Marketing to businesses (continued from my future post)

Lol, thanks man. Thanks for the N-Able tips and info by the way. I'm starting to grasp this monster finally. I can feel it's power under the hood but it has a much bigger learning curve than Continuum did. We will need them to accept our counter offer to come aboard I think which if they agree to then we'll sign on the dotted line right away. I just have to feel comfortable rolling this bad boy out at clients without it blowing up or backfiring on us. That is the one positive thing I can say about Continuum, fairly easy on the initial setup and super easy to deploy and understand after that. I'm just getting addicted to the extra power and tools that N-Able has.
I hear you on the N-Able front, I'm still trying to wrap my head around everything as well. I have a meeting coming up with them for best practices next week. I've been working with it, but I have to be doing somethings the long/hard way. It will just take some time to get everything figured out and configured correctly, then to soak in all the information.
 
stock a range of items all the way upto razer and madcatz peripherals

Something that occurred to me - do you have an online store linked to your inventory? Even if your prices are bad by online standards, if you can get listed as a physical location with stock in Google Shopping it might actually be worthwhile depending on what else is around.
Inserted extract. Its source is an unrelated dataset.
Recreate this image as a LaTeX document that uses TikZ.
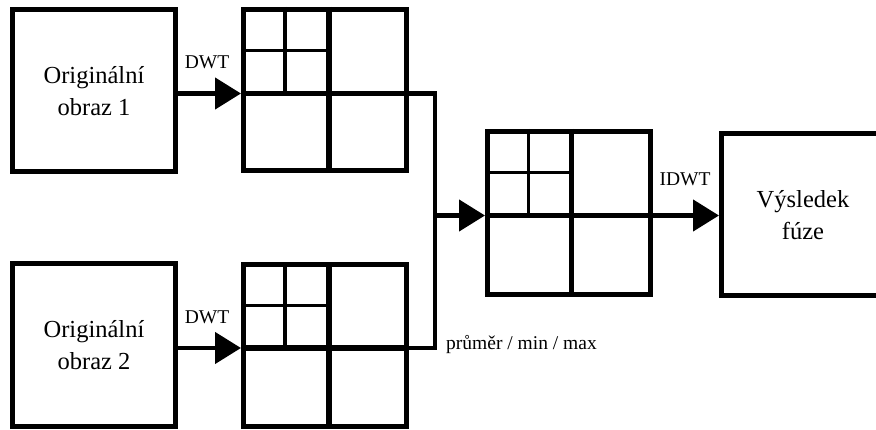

Not sure if it'd be worth the hassles, but it occurred to me while out and I wanted to brain dump it in case other folks have looked into the question.
 
Something that occurred to me - do you have an online store linked to your inventory? Even if your prices are bad by online standards, if you can get listed as a physical location with stock in Google Shopping it might actually be worthwhile depending on what else is around.

Not sure if it'd be worth the hassles, but it occurred to me while out and I wanted to brain dump it in case other folks have looked into the question.

We have tried selling online before and to be honest there is no way you are going to beat prices on amazon and so on cost us more to run then we made. We like to spend our time with the customer instore to make sure the buy the right thing rather then shipping a box and making nothing on it
 
Right, I wasn't talking about actually making sales online - I was thinking that Google Shopping shows an option for "Also available nearby," Depending on your area (how long does delivery take, what other stores are within 20-50 miles, etc.) and what sorts of things you stock, it might be possible to be the "desperation destination" for some items that might be things you keep on hand anyway like power supplies.

Looking into it, it seems like Google Shopping is actually part of their advertising system, there's a link to Information for Merchants at the bottom of the page. I have no idea whether it'd be worth the time, expense, or time expense to actually get involved in this and the more I think about it the more I think "probably not at your size unless there's nothing else around."

One other thing that jumped out at me since I think you said you were looking for a bigger shop - are LAN parties still a thing or did they pretty much disappear once people got better Internet connections? If they are still a thing, having a space where you can host them might bring in people inclined towards impulse buys of gaming mice, keyboards, cases, etc.
 
This is a great thread. I love the pics. I opened up my shop 8 years ago - by myself; A one man operation. This was after one year of doing things out of my basement. It was incredibly difficult and rewarding all the same. I'm a type A personality - more of a neat freak, so my shop was very basic. I didn't want to keep a lot of random items because it made the place look too busy. I'd keep things like RAM, fans, adapters, etc. in the back because I thought they littered the show floor (and less theft). The last two years we've seen residential support drop by more than 50% and have a staff of 4 people but we've never been happier. We now cater more toward businesses and hardware sales but it's such a small town, literally everyone knows us and about 15% of our revenue still comes from residential support. It's basically a wash, where this 15% covers our operating expenses and salary for our office manager so I can't really kill it off - yet. Marketing has always been extremely difficult for us, however. I can probably go through thousands of dollars spent on various campaigns with basically a zero ROI. It sucks. Revenue grows at a steady rate however I'd like to see a big jump in 2016 (as we all would I'm sure). Last night we went to an annual chamber dinner with all the who's who in business. Had to sell a kidney to get into the thing - very high class and well organized. However, zero leads. We ended up talking to a half dozen clients we already do business with. It was frustrating. Anyway - I've ranted long enough and have probably gone way off topic here but the bottom line is any successful marketing story I'd love hear.